** Exercise **
Search the data below for the string "with". Extract every line that contains it.

** Data segment **
## BEGIN
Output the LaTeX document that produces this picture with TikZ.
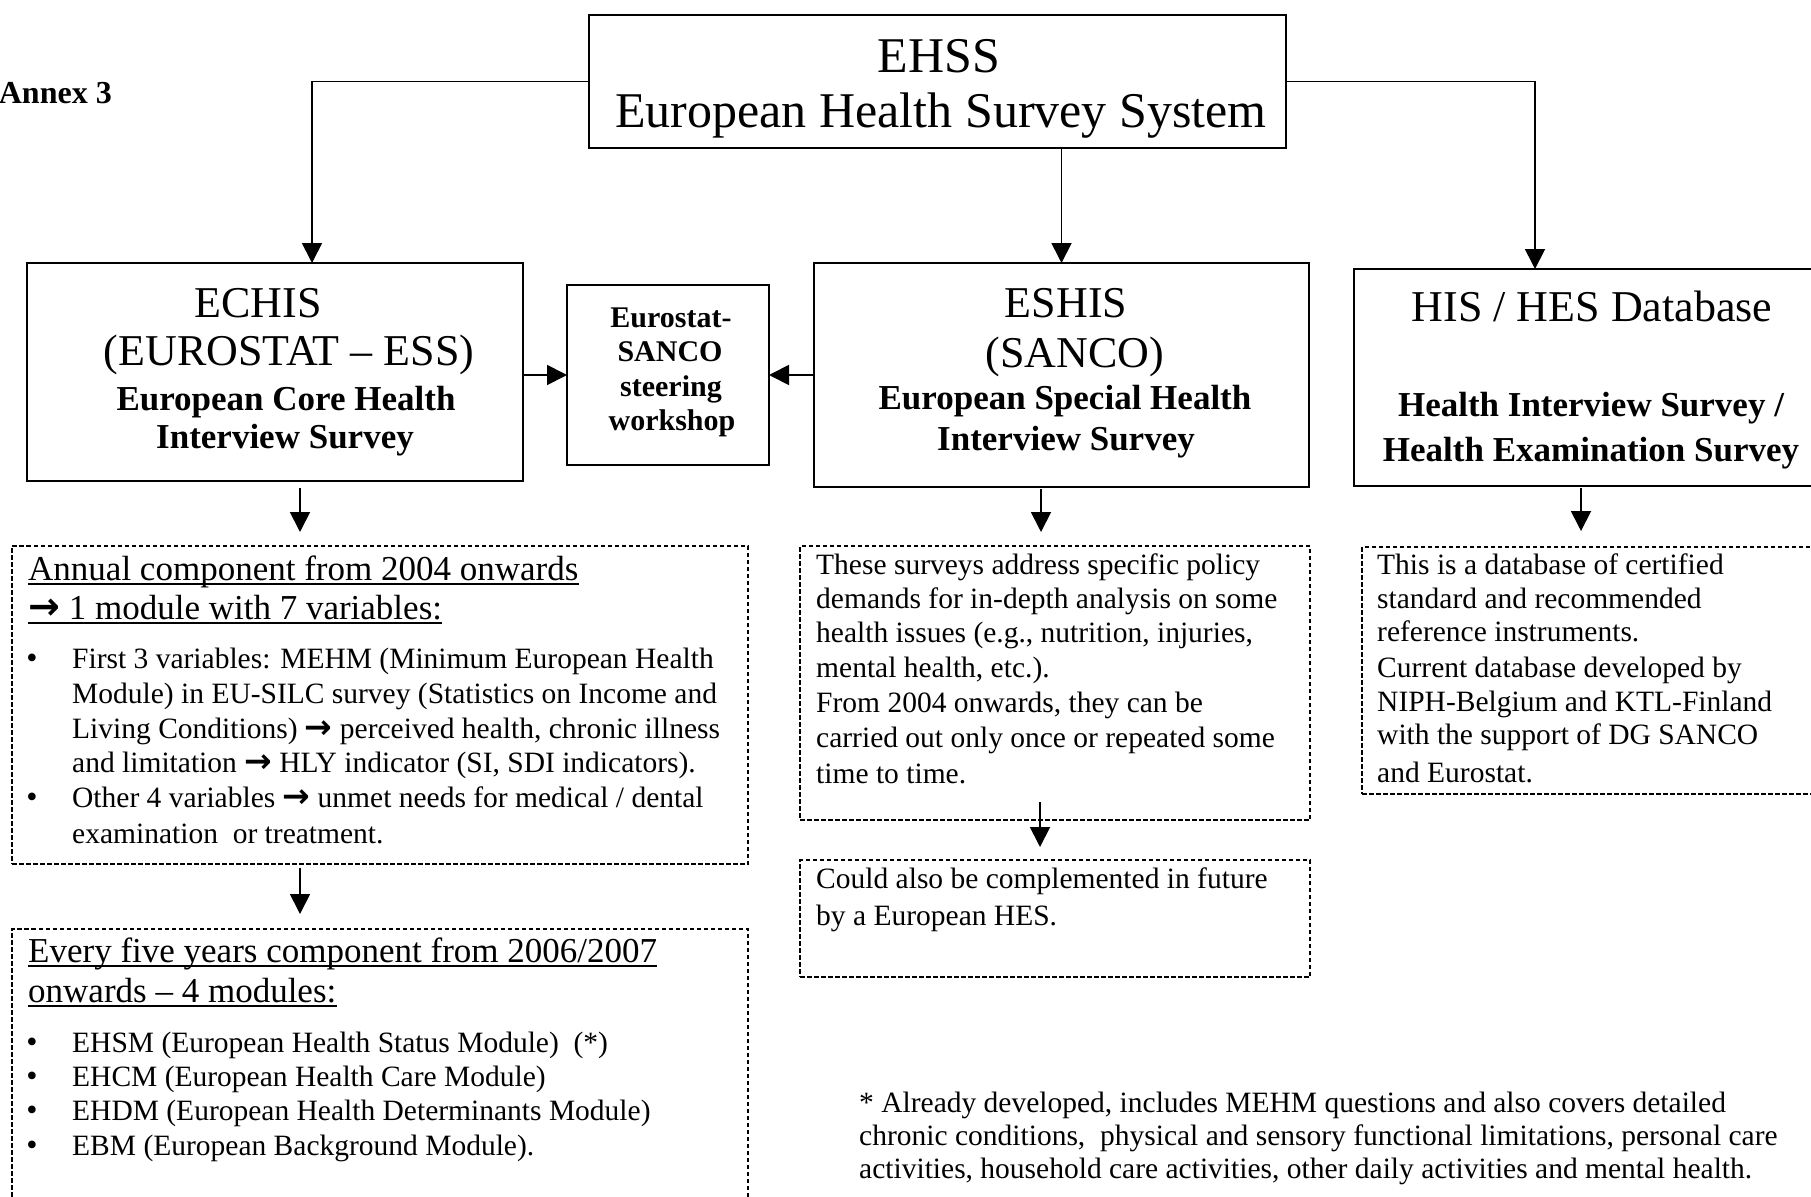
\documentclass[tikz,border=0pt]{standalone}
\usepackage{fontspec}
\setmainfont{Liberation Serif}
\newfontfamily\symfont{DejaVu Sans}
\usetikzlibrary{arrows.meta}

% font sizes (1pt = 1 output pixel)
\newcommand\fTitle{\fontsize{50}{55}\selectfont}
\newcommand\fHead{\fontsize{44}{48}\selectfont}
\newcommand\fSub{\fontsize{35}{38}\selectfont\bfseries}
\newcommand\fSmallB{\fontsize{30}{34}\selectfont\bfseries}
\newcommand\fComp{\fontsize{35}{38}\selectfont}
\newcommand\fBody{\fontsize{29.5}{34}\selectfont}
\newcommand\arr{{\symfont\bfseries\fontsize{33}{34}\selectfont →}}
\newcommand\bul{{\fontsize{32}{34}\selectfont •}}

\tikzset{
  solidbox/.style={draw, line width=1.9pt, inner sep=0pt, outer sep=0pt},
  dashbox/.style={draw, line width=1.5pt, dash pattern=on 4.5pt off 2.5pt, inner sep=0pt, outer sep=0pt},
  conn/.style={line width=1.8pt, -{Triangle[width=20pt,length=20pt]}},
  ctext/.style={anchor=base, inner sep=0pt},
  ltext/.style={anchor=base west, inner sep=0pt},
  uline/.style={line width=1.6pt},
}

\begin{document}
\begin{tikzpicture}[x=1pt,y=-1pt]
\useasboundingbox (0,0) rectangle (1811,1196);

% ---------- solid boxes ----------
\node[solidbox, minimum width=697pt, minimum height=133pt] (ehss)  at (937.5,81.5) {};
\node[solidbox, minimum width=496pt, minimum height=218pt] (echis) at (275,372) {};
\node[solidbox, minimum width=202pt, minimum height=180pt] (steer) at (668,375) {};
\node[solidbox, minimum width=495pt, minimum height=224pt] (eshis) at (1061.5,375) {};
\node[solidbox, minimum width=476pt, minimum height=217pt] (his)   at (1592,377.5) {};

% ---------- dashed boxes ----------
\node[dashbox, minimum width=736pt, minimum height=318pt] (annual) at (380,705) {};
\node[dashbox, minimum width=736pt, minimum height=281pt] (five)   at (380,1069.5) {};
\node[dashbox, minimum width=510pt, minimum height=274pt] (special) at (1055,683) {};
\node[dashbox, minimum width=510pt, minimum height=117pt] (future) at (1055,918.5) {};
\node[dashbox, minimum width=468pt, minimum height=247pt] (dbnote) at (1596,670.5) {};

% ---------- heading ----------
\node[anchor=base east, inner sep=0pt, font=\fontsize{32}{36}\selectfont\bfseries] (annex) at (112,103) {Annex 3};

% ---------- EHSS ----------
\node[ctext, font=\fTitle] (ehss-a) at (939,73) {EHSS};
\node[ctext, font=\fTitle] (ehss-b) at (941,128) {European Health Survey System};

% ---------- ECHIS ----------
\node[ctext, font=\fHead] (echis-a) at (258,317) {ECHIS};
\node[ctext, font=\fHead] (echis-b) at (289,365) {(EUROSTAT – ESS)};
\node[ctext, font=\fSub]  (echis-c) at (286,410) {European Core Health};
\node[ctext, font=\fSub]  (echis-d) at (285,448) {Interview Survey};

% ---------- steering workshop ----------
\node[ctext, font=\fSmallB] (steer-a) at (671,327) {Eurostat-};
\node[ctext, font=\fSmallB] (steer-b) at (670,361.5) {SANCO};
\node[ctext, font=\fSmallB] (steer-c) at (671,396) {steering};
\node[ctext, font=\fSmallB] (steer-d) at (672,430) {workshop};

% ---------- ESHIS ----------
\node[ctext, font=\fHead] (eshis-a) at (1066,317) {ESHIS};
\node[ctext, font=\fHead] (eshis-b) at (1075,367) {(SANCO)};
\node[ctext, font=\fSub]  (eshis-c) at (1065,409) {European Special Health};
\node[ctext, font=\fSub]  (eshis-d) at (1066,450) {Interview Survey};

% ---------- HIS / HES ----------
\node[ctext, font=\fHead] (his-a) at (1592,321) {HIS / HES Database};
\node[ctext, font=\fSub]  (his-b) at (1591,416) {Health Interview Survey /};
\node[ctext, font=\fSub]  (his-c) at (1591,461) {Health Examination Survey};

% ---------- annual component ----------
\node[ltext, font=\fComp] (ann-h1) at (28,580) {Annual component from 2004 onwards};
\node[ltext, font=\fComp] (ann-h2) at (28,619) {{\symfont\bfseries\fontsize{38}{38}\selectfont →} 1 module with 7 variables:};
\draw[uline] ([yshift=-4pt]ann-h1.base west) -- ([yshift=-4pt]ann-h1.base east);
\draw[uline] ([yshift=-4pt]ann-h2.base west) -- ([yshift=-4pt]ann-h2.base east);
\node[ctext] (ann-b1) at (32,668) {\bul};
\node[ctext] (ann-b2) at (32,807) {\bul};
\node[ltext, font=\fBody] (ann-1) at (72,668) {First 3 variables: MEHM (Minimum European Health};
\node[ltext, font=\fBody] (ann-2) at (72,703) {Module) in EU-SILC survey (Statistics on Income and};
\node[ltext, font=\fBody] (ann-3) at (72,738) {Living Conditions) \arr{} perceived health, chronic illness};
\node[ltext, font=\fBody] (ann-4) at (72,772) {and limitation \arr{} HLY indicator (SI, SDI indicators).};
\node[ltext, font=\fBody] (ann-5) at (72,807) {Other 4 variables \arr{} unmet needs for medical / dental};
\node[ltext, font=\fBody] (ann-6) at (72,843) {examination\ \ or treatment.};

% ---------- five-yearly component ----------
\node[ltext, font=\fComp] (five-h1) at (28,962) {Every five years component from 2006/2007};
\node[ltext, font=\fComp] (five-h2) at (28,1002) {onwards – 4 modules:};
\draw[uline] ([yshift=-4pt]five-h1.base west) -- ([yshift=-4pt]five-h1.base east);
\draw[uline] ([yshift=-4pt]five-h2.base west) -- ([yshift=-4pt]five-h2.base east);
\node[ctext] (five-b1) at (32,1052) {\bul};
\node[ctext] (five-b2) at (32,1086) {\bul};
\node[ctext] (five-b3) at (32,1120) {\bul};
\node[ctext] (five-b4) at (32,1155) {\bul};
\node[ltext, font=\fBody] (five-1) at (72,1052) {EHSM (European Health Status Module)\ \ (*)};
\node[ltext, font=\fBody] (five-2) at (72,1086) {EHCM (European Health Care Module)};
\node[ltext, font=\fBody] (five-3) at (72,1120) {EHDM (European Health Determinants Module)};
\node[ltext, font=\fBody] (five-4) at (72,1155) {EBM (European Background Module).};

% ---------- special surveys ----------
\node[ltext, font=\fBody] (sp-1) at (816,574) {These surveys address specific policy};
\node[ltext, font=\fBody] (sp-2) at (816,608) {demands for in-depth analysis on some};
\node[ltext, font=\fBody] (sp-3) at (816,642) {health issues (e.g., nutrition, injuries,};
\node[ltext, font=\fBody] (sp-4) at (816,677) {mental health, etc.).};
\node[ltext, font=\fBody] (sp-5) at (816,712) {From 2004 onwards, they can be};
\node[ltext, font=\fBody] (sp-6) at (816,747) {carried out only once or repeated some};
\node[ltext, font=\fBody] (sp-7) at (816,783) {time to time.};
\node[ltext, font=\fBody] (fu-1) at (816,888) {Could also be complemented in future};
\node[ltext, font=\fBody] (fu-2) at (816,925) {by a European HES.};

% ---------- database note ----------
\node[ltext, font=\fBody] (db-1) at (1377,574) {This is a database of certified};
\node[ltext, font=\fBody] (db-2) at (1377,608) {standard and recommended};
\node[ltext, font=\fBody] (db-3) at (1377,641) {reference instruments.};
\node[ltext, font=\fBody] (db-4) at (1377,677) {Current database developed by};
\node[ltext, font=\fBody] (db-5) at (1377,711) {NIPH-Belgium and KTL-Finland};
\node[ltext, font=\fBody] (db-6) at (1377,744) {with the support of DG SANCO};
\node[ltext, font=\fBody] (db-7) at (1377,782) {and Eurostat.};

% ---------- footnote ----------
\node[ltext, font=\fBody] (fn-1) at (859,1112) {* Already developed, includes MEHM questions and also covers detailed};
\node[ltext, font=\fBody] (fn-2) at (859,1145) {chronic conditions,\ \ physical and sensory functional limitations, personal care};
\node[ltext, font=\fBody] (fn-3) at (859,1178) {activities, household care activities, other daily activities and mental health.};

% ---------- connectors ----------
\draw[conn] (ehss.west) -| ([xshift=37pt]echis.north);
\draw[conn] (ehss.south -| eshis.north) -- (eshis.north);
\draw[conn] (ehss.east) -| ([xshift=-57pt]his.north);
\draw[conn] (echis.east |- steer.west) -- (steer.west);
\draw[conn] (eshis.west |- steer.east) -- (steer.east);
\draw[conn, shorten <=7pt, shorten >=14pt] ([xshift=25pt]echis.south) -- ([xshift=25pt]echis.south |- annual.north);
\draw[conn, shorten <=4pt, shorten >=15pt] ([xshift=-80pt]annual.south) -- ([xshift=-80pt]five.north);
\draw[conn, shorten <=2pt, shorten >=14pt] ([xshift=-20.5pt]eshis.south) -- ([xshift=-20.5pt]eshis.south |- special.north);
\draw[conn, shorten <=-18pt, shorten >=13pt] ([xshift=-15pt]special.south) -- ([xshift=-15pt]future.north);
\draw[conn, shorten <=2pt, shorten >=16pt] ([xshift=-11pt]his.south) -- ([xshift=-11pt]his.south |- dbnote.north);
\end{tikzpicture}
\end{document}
## END
** Output below **
Output the LaTeX document that produces this picture with TikZ.
\node[ltext, font=\fComp] (ann-h2) at (28,619) {{\symfont\bfseries\fontsize{38}{38}\selectfont →} 1 module with 7 variables:};
\node[ltext, font=\fBody] (db-6) at (1377,744) {with the support of DG SANCO};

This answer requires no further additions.